■ **DATA SEGMENT**
══════════════════════════════
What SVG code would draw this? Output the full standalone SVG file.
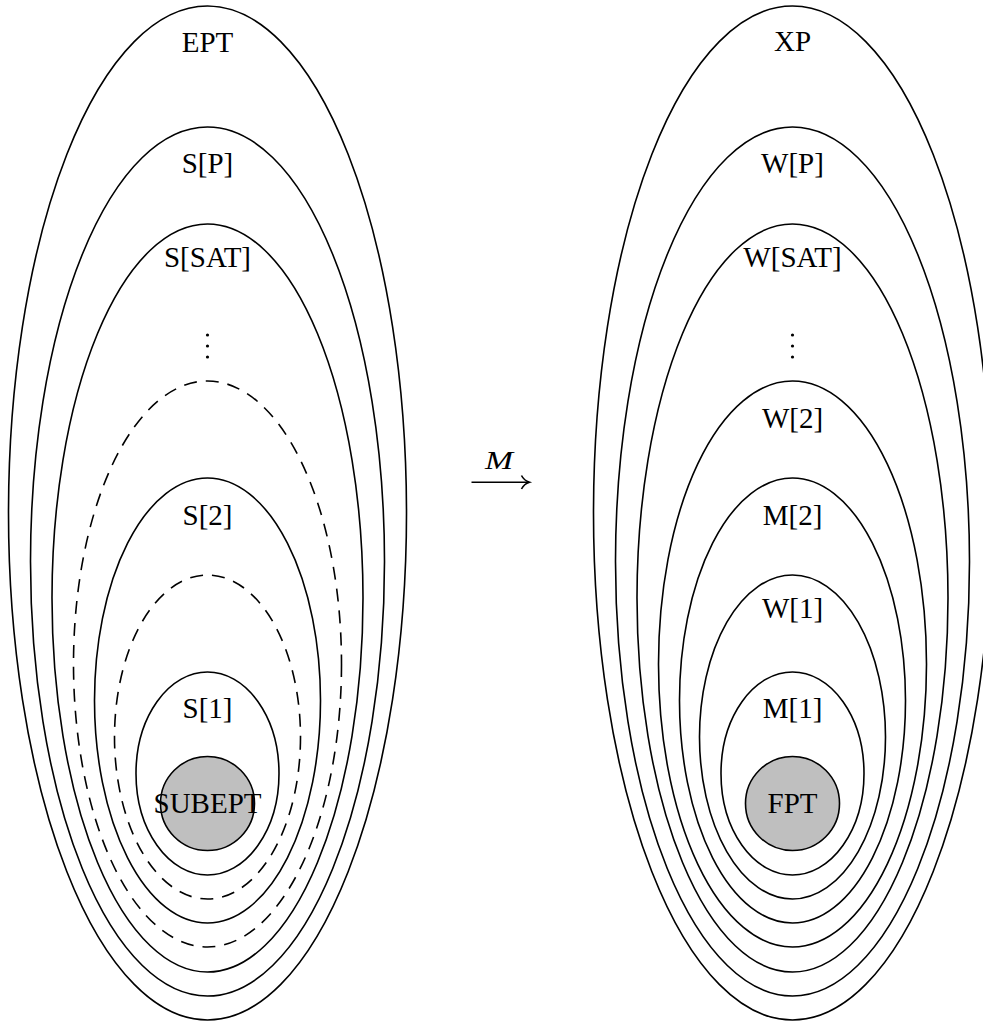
<svg xmlns="http://www.w3.org/2000/svg" width="983" height="1024" viewBox="0 0 983 1024">
<style>
.e{fill:none;stroke:#000;stroke-width:1.6}
.d{fill:none;stroke:#000;stroke-width:1.6;stroke-dasharray:13 9}
.c{fill:#bfbfbf;stroke:#000;stroke-width:1.6}
.t{font-family:"Liberation Serif","DejaVu Serif",serif;font-size:29px;fill:#000;text-anchor:middle}
.m{font-family:"Liberation Serif","DejaVu Serif",serif;font-size:25px;font-style:italic;fill:#000;text-anchor:middle}
.a{fill:none;stroke:#000;stroke-width:1.6}
</style>
<rect width="983" height="1024" fill="#fff"/>
<g id="left">
<g id="EPT"><ellipse class="e" cx="207.5" cy="513" rx="199" ry="507"/><text class="t" x="207.5" y="52">EPT</text></g>
<g id="SP"><ellipse class="e" cx="207.5" cy="561.5" rx="177" ry="434.5"/><text class="t" x="207.5" y="173">S[P]</text></g>
<g id="SSAT"><ellipse class="e" cx="207.5" cy="598" rx="155.5" ry="374"/><text class="t" x="207.5" y="267">S[SAT]</text></g>
<g id="ldots"><circle cx="207.5" cy="335" r="1.6"/><circle cx="207.5" cy="346" r="1.6"/><circle cx="207.5" cy="357" r="1.6"/></g>
<g id="Ldash1"><ellipse class="d" cx="207.5" cy="664" rx="134" ry="283"/></g>
<g id="S2"><ellipse class="e" cx="207.5" cy="700.5" rx="113" ry="222.5"/><text class="t" x="207.5" y="525">S[2]</text></g>
<g id="Ldash2"><ellipse class="d" cx="207.5" cy="737" rx="93" ry="162"/></g>
<g id="S1"><ellipse class="e" cx="207.5" cy="773.5" rx="71.5" ry="101.5"/><text class="t" x="207.5" y="718">S[1]</text></g>
<g id="SUBEPT"><circle class="c" cx="207.5" cy="803.5" r="47"/><text class="t" x="207.5" y="813">SUBEPT</text></g>
</g>
<g id="right">
<g id="XP"><ellipse class="e" cx="792.5" cy="513" rx="199" ry="507"/><text class="t" x="792.5" y="51">XP</text></g>
<g id="WP"><ellipse class="e" cx="792.5" cy="561.5" rx="177" ry="434.5"/><text class="t" x="792.5" y="173">W[P]</text></g>
<g id="WSAT"><ellipse class="e" cx="792.5" cy="598" rx="155.5" ry="374"/><text class="t" x="792.5" y="267">W[SAT]</text></g>
<g id="rdots"><circle cx="792.5" cy="335" r="1.6"/><circle cx="792.5" cy="346" r="1.6"/><circle cx="792.5" cy="357" r="1.6"/></g>
<g id="W2"><ellipse class="e" cx="792.5" cy="664" rx="134" ry="283"/><text class="t" x="792.5" y="428">W[2]</text></g>
<g id="M2"><ellipse class="e" cx="792.5" cy="700.5" rx="113" ry="222.5"/><text class="t" x="792.5" y="525">M[2]</text></g>
<g id="W1"><ellipse class="e" cx="792.5" cy="737" rx="93" ry="162"/><text class="t" x="792.5" y="618">W[1]</text></g>
<g id="M1"><ellipse class="e" cx="792.5" cy="773.5" rx="71.5" ry="101.5"/><text class="t" x="792.5" y="718">M[1]</text></g>
<g id="FPT"><circle class="c" cx="792.5" cy="803.5" r="47"/><text class="t" x="792.5" y="813">FPT</text></g>
</g>
<g id="connectors">
<path class="a" d="M471.5 482.3 H529"/>
<path class="a" d="M521.5 475.5 Q524 480.5 529.5 482.3 Q524 484 521.5 489"/>
<text class="m" x="499" y="469" textLength="28" lengthAdjust="spacingAndGlyphs">M</text>
</g>
</svg>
══════════════════════════════
■ **TASK TO COMPLETE**
Could you repeat all of the material exactly? Pictures should not be copied.

■ **TASK OUTPUT**
What SVG code would draw this? Output the full standalone SVG file.
<svg xmlns="http://www.w3.org/2000/svg" width="983" height="1024" viewBox="0 0 983 1024">
<style>
.e{fill:none;stroke:#000;stroke-width:1.6}
.d{fill:none;stroke:#000;stroke-width:1.6;stroke-dasharray:13 9}
.c{fill:#bfbfbf;stroke:#000;stroke-width:1.6}
.t{font-family:"Liberation Serif","DejaVu Serif",serif;font-size:29px;fill:#000;text-anchor:middle}
.m{font-family:"Liberation Serif","DejaVu Serif",serif;font-size:25px;font-style:italic;fill:#000;text-anchor:middle}
.a{fill:none;stroke:#000;stroke-width:1.6}
</style>
<rect width="983" height="1024" fill="#fff"/>
<g id="left">
<g id="EPT"><ellipse class="e" cx="207.5" cy="513" rx="199" ry="507"/><text class="t" x="207.5" y="52">EPT</text></g>
<g id="SP"><ellipse class="e" cx="207.5" cy="561.5" rx="177" ry="434.5"/><text class="t" x="207.5" y="173">S[P]</text></g>
<g id="SSAT"><ellipse class="e" cx="207.5" cy="598" rx="155.5" ry="374"/><text class="t" x="207.5" y="267">S[SAT]</text></g>
<g id="ldots"><circle cx="207.5" cy="335" r="1.6"/><circle cx="207.5" cy="346" r="1.6"/><circle cx="207.5" cy="357" r="1.6"/></g>
<g id="Ldash1"><ellipse class="d" cx="207.5" cy="664" rx="134" ry="283"/></g>
<g id="S2"><ellipse class="e" cx="207.5" cy="700.5" rx="113" ry="222.5"/><text class="t" x="207.5" y="525">S[2]</text></g>
<g id="Ldash2"><ellipse class="d" cx="207.5" cy="737" rx="93" ry="162"/></g>
<g id="S1"><ellipse class="e" cx="207.5" cy="773.5" rx="71.5" ry="101.5"/><text class="t" x="207.5" y="718">S[1]</text></g>
<g id="SUBEPT"><circle class="c" cx="207.5" cy="803.5" r="47"/><text class="t" x="207.5" y="813">SUBEPT</text></g>
</g>
<g id="right">
<g id="XP"><ellipse class="e" cx="792.5" cy="513" rx="199" ry="507"/><text class="t" x="792.5" y="51">XP</text></g>
<g id="WP"><ellipse class="e" cx="792.5" cy="561.5" rx="177" ry="434.5"/><text class="t" x="792.5" y="173">W[P]</text></g>
<g id="WSAT"><ellipse class="e" cx="792.5" cy="598" rx="155.5" ry="374"/><text class="t" x="792.5" y="267">W[SAT]</text></g>
<g id="rdots"><circle cx="792.5" cy="335" r="1.6"/><circle cx="792.5" cy="346" r="1.6"/><circle cx="792.5" cy="357" r="1.6"/></g>
<g id="W2"><ellipse class="e" cx="792.5" cy="664" rx="134" ry="283"/><text class="t" x="792.5" y="428">W[2]</text></g>
<g id="M2"><ellipse class="e" cx="792.5" cy="700.5" rx="113" ry="222.5"/><text class="t" x="792.5" y="525">M[2]</text></g>
<g id="W1"><ellipse class="e" cx="792.5" cy="737" rx="93" ry="162"/><text class="t" x="792.5" y="618">W[1]</text></g>
<g id="M1"><ellipse class="e" cx="792.5" cy="773.5" rx="71.5" ry="101.5"/><text class="t" x="792.5" y="718">M[1]</text></g>
<g id="FPT"><circle class="c" cx="792.5" cy="803.5" r="47"/><text class="t" x="792.5" y="813">FPT</text></g>
</g>
<g id="connectors">
<path class="a" d="M471.5 482.3 H529"/>
<path class="a" d="M521.5 475.5 Q524 480.5 529.5 482.3 Q524 484 521.5 489"/>
<text class="m" x="499" y="469" textLength="28" lengthAdjust="spacingAndGlyphs">M</text>
</g>
</svg>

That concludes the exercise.